AKEEL Mitchell – one of the men charged with the brutal murder of six-year-old Sean Luke in 2006 – will begin his defence on Wednesday.
The High Court judge presiding over his virtual, judge-only trial has ruled he has a case to answer. In an oral decision delivered on Monday, Justice Lisa Ramsumair-Hinds provided her reasons for overuling Mitchell’s no-case submission.
His co-accused, Richard Chatoo, did not make a no-case submission and will begin his defence on Friday.
They are both indicted for Luke’s murder sometime between March 25 and 29, 2006, and have both pleaded not guilty.
After the ruling, Mitchell was asked if he wanted to give evidence or call witnesses. He opted to stay silent, but will call Prof Hubert Daisley as his witness.
Daisley did a second, independent, autopsy on Luke’s body. One of Daisley’s findings was strangulation as a cause of death, as opposed to the official conclusion of the State’s forensic pathologist, Dr Eslyn McDonald-Burris, who said the boy died from “internal chest and abdominal injuries and haemorrhage due to a foreign object – a cane stalk – introduced into the body cavity.” Mitchell’s defence is an alibi. He says he was not present when Luke was killed.
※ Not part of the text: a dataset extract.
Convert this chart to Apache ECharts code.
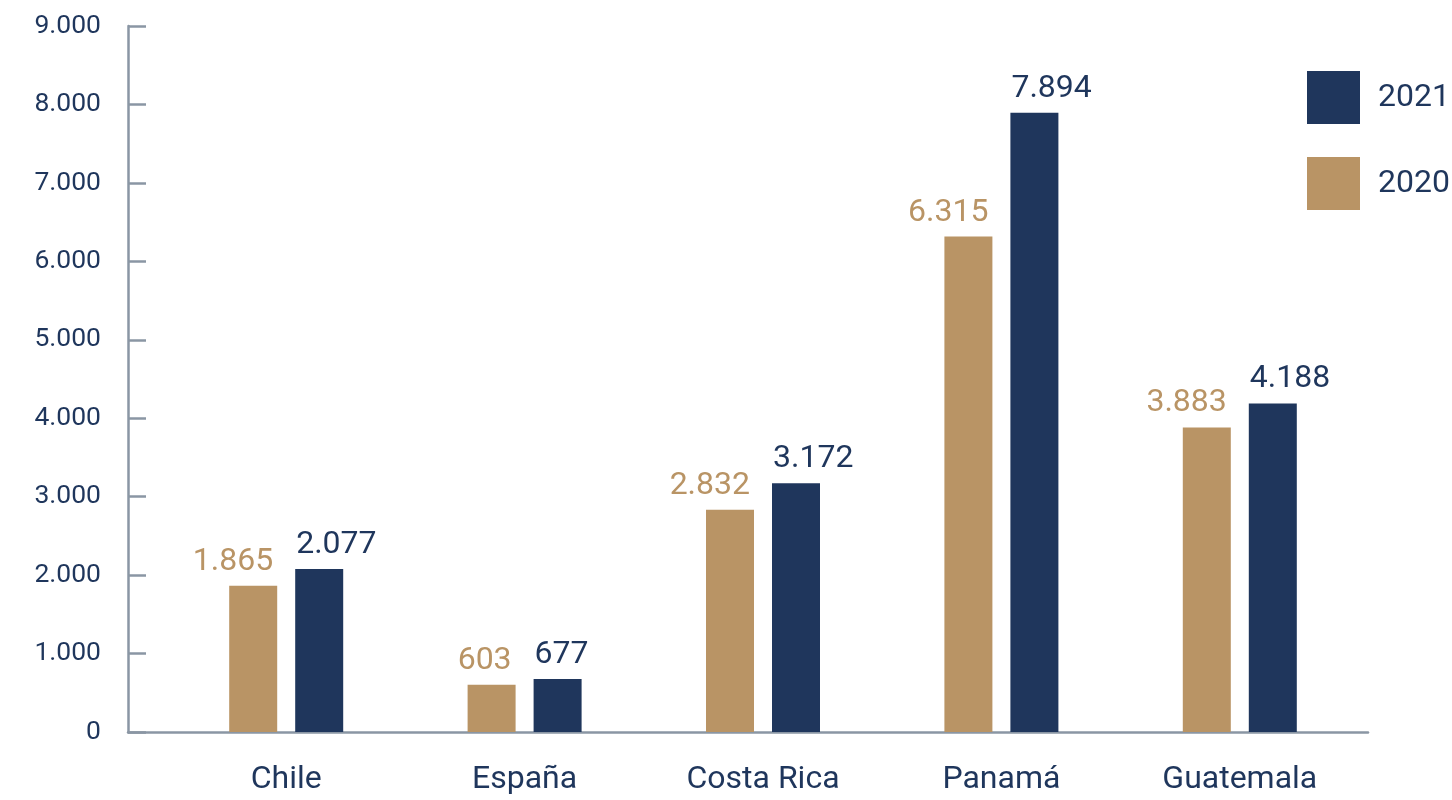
<!DOCTYPE html>
<html>
<head>
<meta charset="utf-8">
<script src="https://cdn.jsdelivr.net/npm/echarts@6/dist/echarts.min.js"></script>
<style>
  html, body { margin: 0; padding: 0; background: #fff; }
  #chart { width: 1452px; height: 800px; }
</style>
</head>
<body>
<div id="chart"></div>
<script>
// Countries and yearly values
const categories = ['Chile', 'España', 'Costa Rica', 'Panamá', 'Guatemala'];
const values2020 = [1865, 603, 2832, 6315, 3883];
const values2021 = [2077, 677, 3172, 7894, 4188];
const yTicks = [0, 1000, 2000, 3000, 4000, 5000, 6000, 7000, 8000, 9000];

const TAN = '#B99465';
const NAVY = '#1F365C';
const AXIS = '#8A96A4';
const FONT = 'Roboto, "Noto Sans", sans-serif';

// thousands separator with a dot
const fmt = v => String(Math.round(v)).replace(/\B(?=(\d{3})+(?!\d))/g, '.');

const yMin = yTicks[0];
const yMax = yTicks[yTicks.length - 1];
const yStep = yTicks[1] - yTicks[0];

const chart = echarts.init(document.getElementById('chart'), null, { renderer: 'canvas' });

chart.setOption({
  animation: false,
  textStyle: { fontFamily: FONT },
  grid: [
    // frame: y axis and baseline
    { left: 128, right: 84, top: 26, bottom: 68 },
    // bars
    { left: 167, right: 93, top: 26, bottom: 68 }
  ],
  legend: {
    data: ['2021', '2020'],
    orient: 'vertical',
    left: 1307,
    top: 71,
    padding: 0,
    itemWidth: 53,
    itemHeight: 53,
    itemGap: 33,
    icon: 'rect',
    textStyle: { color: NAVY, fontSize: 32, fontFamily: FONT, padding: [0, 0, 0, 13] }
  },
  xAxis: [
    {
      gridIndex: 0, type: 'value', min: 0, max: 1,
      axisLine: { show: true, onZero: false, lineStyle: { color: AXIS, width: 2.5 } },
      axisTick: { show: false }, axisLabel: { show: false }, splitLine: { show: false }
    },
    {
      gridIndex: 1, type: 'category', data: categories,
      axisLine: { show: false }, axisTick: { show: false },
      axisLabel: { color: NAVY, fontSize: 32, margin: 32, fontFamily: FONT },
      splitLine: { show: false }
    }
  ],
  yAxis: [
    {
      gridIndex: 0, type: 'value', min: yMin, max: yMax, interval: yStep,
      axisLine: { show: true, lineStyle: { color: AXIS, width: 2.5 } },
      axisTick: { show: true, inside: true, length: 18, lineStyle: { color: AXIS, width: 2.5 } },
      axisLabel: { color: NAVY, fontSize: 26.5, margin: 27, formatter: fmt, fontFamily: FONT },
      splitLine: { show: false }
    },
    {
      gridIndex: 1, type: 'value', min: yMin, max: yMax, interval: yStep,
      show: false
    }
  ],
  series: [
    {
      name: '2020', type: 'bar', xAxisIndex: 1, yAxisIndex: 1,
      data: values2020, barWidth: 48, barGap: '37.5%',
      itemStyle: { color: TAN },
      label: {
        show: true, position: 'top', distance: 8, align: 'right', offset: [20, 0],
        color: TAN, fontSize: 32, fontFamily: FONT, formatter: p => fmt(p.value)
      }
    },
    {
      name: '2021', type: 'bar', xAxisIndex: 1, yAxisIndex: 1,
      data: values2021, barWidth: 48, barGap: '37.5%',
      itemStyle: { color: NAVY },
      label: {
        show: true, position: 'top', distance: 8, align: 'left', offset: [-23, 0],
        color: NAVY, fontSize: 32, fontFamily: FONT, formatter: p => fmt(p.value)
      }
    }
  ]
});
</script>
</body>
</html>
On Friday, Chatoo will give evidence in his defence. He will no longer seek to incorporate into the trial the evidence his stepfather gave when both men challenged the admissibility of the prosecution’s evidence.
Last Monday, Mitchell’s attorney, Mario Merritt, in the no-case submission, said there was nothing in the evidence of the prosecution to point to his being involved in Luke’s killing.
Merritt said the case was based purely on circumstantial evidence which was manifestly unreliable and did not point to Mitchell’s role in the crime.
"What did he do? Did he hold him down? Push the piece of cane? Block his mouth? You must first establish the ‘joint enterprise’ engaged in to bring about the death of the deceased,” Merritt said. “There is nothing in the evidence against him to show there was a plan to kill.”
Merritt also said his client, who was weeks shy of turning 14 when he was arrested and charged, should not be made to answer to the charge of murder because of the legal principles which deem children incapable of forming the intent to commit a crime.
“What is the evidence the court can use? No questions were asked of him about the actual incident or him knowing that the acts committed were criminally or morally wrong."
The submissions were all dismissed by the judge.
Once all the evidence is completed, the judge will give her verdict. She has 14 days in which to do so.
Mitchell and Chatoo are also represented by attorneys Evans Welch, Kirby Joseph, Randall Raphael, Kelston Pope, and Gabriel Hernandez.
Assistant DPP Sabrina Dougdeen-Jaglal, state attorneys Anju Bhola, and Sophia Sandy-Smith are prosecuting the two.